Мать рассказывала, что была еще одна попытка устроить в Коропе еврейский погром – на местном уровне, – которая была сорвана железнодорожными рабочими, прибывшими из Алтыновки. Но нередко зимними ночами у дома деда Гуревича собирались некоторые из местных, колотили в дверь и кричали: «Гиля, выходь!» Дед стоял у двери с топором, а все женское население дома повисало у него на плечах и руках, чтобы он не выходил. Дед был вспыльчив и в отчаянии вполне мог зарубить человека. Конечно, это бы кончилось для всей семьи страшной трагедией. Был такой случай. Его единственного сына Сашу обвинили в воровстве.
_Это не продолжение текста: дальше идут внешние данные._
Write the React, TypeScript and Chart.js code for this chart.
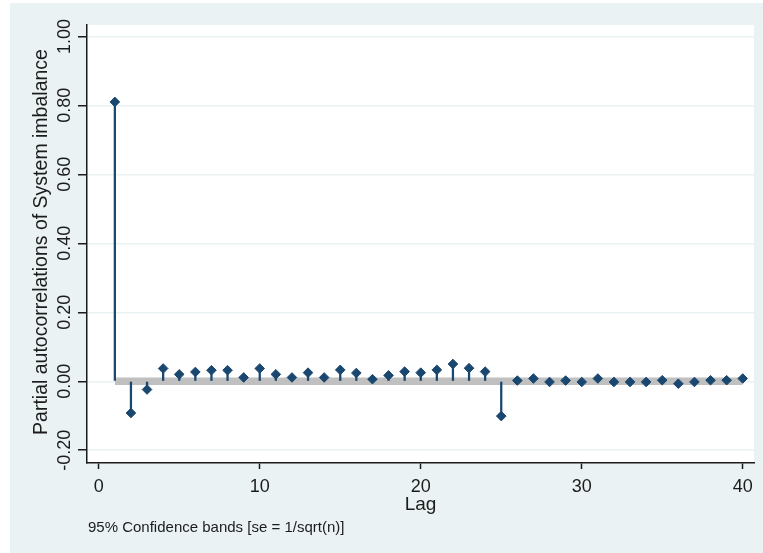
import React, { useEffect, useRef } from "react";
import { Chart, registerables } from "chart.js";

Chart.register(...registerables);

// Partial autocorrelation function of system imbalance, lags 1..40
const lags = [
  1, 2, 3, 4, 5, 6, 7, 8, 9, 10, 11, 12, 13, 14, 15, 16, 17, 18, 19, 20,
  21, 22, 23, 24, 25, 26, 27, 28, 29, 30, 31, 32, 33, 34, 35, 36, 37, 38, 39, 40,
];
const pacValues = [
  0.81, -0.092, -0.024, 0.037, 0.02, 0.027, 0.032, 0.032, 0.011, 0.037,
  0.02, 0.011, 0.025, 0.011, 0.033, 0.024, 0.006, 0.017, 0.028, 0.025,
  0.033, 0.05, 0.038, 0.028, -0.101, 0.002, 0.008, -0.002, 0.002, -0.002,
  0.008, -0.002, -0.002, -0.002, 0.003, -0.007, -0.002, 0.003, 0.003, 0.008,
];
// 95% confidence band half-width, se = 1/sqrt(n)
const bandHalfWidth = 0.011;
const bandLags = [1, 40];

const yTickValues = [-0.2, 0, 0.2, 0.4, 0.6, 0.8, 1.0];
const xTickValues = [0, 10, 20, 30, 40];

const yTitle = "Partial autocorrelations of System imbalance";
const xTitle = "Lag";
const footnote = "95% Confidence bands [se = 1/sqrt(n)]";

const FONT = '"Liberation Sans", Arial, Helvetica, sans-serif';
const TEXT = "#1c1c1c";
const NAVY = "#1a476f";
const REGION_BG = "#eaf2f3";

const stataFrame = {
  id: "stataFrame",
  beforeDraw(chart: any) {
    const { ctx, chartArea, width, height } = chart;
    ctx.save();
    ctx.fillStyle = "#ffffff";
    ctx.fillRect(0, 0, width, height);
    ctx.fillStyle = REGION_BG;
    ctx.fillRect(10, 3, width - 10, height - 3);
    ctx.fillStyle = "#ffffff";
    ctx.fillRect(
      chartArea.left,
      chartArea.top,
      chartArea.right - chartArea.left,
      chartArea.bottom - chartArea.top
    );
    ctx.restore();
  },
  afterDraw(chart: any) {
    const { ctx, chartArea } = chart;
    const xs = chart.scales.x;
    const ys = chart.scales.y;
    ctx.save();
    ctx.fillStyle = TEXT;

    // vertical y tick labels
    ctx.font = `18px ${FONT}`;
    ctx.textAlign = "center";
    ctx.textBaseline = "alphabetic";
    ys.ticks.forEach((t: any) => {
      const y = ys.getPixelForValue(t.value);
      ctx.save();
      ctx.translate(70, y);
      ctx.rotate(-Math.PI / 2);
      ctx.fillText(Number(t.value).toFixed(2), 0, 0);
      ctx.restore();
    });

    // y axis title
    ctx.font = `19.5px ${FONT}`;
    ctx.save();
    ctx.translate(47, (chartArea.top + chartArea.bottom) / 2 - 2);
    ctx.rotate(-Math.PI / 2);
    ctx.fillText(yTitle, 0, 0);
    ctx.restore();

    // x tick labels
    ctx.font = `18px ${FONT}`;
    xs.ticks.forEach((t: any) => {
      const x = xs.getPixelForValue(t.value);
      ctx.fillText(String(t.value), x, 492);
    });

    // x axis title
    ctx.font = `19px ${FONT}`;
    ctx.fillText(xTitle, (chartArea.left + chartArea.right) / 2, 510);

    // note
    ctx.font = `15px ${FONT}`;
    ctx.textAlign = "left";
    ctx.fillText(footnote, 88, 531.5);
    ctx.restore();
  },
};

export default function App() {
  const canvasRef = useRef<HTMLCanvasElement | null>(null);

  useEffect(() => {
    const canvas = canvasRef.current;
    if (!canvas) return;

    const points = lags.map((lag, i) => ({ x: lag, y: pacValues[i] }));
    const bandPoints = bandLags.map((lag) => ({ x: lag, y: bandHalfWidth }));

    const chart = new Chart(canvas, {
      type: "bar",
      data: {
        datasets: [
          {
            type: "line",
            label: "band",
            data: bandPoints,
            borderWidth: 0,
            borderColor: "rgba(0,0,0,0)",
            pointRadius: 0,
            backgroundColor: "#c0c0c0",
            fill: { value: -bandHalfWidth },
            order: 3,
          } as any,
          {
            type: "bar",
            label: "stems",
            data: points,
            backgroundColor: NAVY,
            borderWidth: 0,
            barThickness: 1.6,
            order: 2,
          } as any,
          {
            type: "line",
            label: "PACF",
            data: points,
            showLine: false,
            pointStyle: "rectRot",
            pointRadius: 4.8,
            pointBorderWidth: 1,
            pointBackgroundColor: NAVY,
            pointBorderColor: NAVY,
            order: 1,
          } as any,
        ],
      },
      options: {
        responsive: false,
        maintainAspectRatio: false,
        animation: false,
        layout: { padding: { left: 87, top: 25, right: 9, bottom: 90 } },
        plugins: {
          legend: { display: false },
          tooltip: { enabled: false },
        },
        scales: {
          x: {
            type: "linear",
            min: -0.73,
            max: 40.7,
            offset: false,
            afterBuildTicks: (s: any) => {
              s.ticks = xTickValues.map((v) => ({ value: v }));
            },
            afterFit: (s: any) => {
              s.height = 0;
            },
            ticks: { display: false },
            grid: {
              offset: false,
              drawOnChartArea: false,
              drawTicks: true,
              tickLength: 6,
              tickColor: "#1a1a1a",
              tickWidth: 1.5,
            },
            border: { display: true, color: "#1a1a1a", width: 1.5 },
          },
          y: {
            type: "linear",
            min: -0.237,
            max: 1.033,
            afterBuildTicks: (s: any) => {
              s.ticks = yTickValues.map((v) => ({ value: v }));
            },
            afterFit: (s: any) => {
              s.width = 0;
            },
            ticks: { display: false },
            grid: {
              offset: false,
              drawOnChartArea: true,
              color: REGION_BG,
              lineWidth: 1.5,
              drawTicks: true,
              tickLength: 9,
              tickColor: "#1a1a1a",
              tickWidth: 1.5,
            },
            border: { display: true, color: "#1a1a1a", width: 1.5 },
          },
        },
      },
      plugins: [stataFrame],
    } as any);

    return () => chart.destroy();
  }, []);

  return (
    <div style={{ position: "fixed", left: 0, top: 0, width: 763, height: 553 }}>
      <canvas ref={canvasRef} width={763} height={553} style={{ display: "block" }} />
    </div>
  );
}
На самом деле, это было недоразумение, которое разрешилось через несколько дней. Но воровство считалось у евреев тяжким грехом. Дед гонялся за Сашей с топором, и несколько дней парня у себя прятали соседи.

С наступлением НЭПа жизнь стала как-то налаживаться. Моя тетя Оля рассказывала, что семья отца стала промышлять выделкой кожи, для чего приобрели специальное оборудование. Кожи продавали местному населению. К концу НЭПа даже купили лошадь, за которой с любовью ухаживал мой отец. Да, совсем забыл сказать, что отца звали Ошер – нормальное еврейское имя, правда, довольно редкое. С еврейскими именами произошла такая метаморфоза. Большинство из них позабирали себе окружающие христианские народы: все эти Иваны, Петры, Ильи, Семены, Назары, Гаврилы, Вениамины, Марьи и многие другие имеют древнееврейское происхождение. Но другим именам не повезло: их почему-то не взяли, и они стали исключительно еврейскими именами.

Итак, ухаживал молодой Ошер за лошадью и ездил на ней верхом. И продолжалось это ровно неделю. А через неделю лошадь украли. Возможно – и к лучшему, ибо «раскулачивание» их семью обошло.

Далее отец учился на рабфаке, поступил в институт. Дети семей Гуревичей и Корабельниковых один за другим покидали родные гнезда и отправлялись в самостоятельное плавание. Часть из них, так или иначе, осела в Москве. Моего же отца направили по распределению на работу в подмосковную Коломну на паровозостроительный завод – ныне это ОАО «Коломенский завод». К тому времени они с матерью поженились.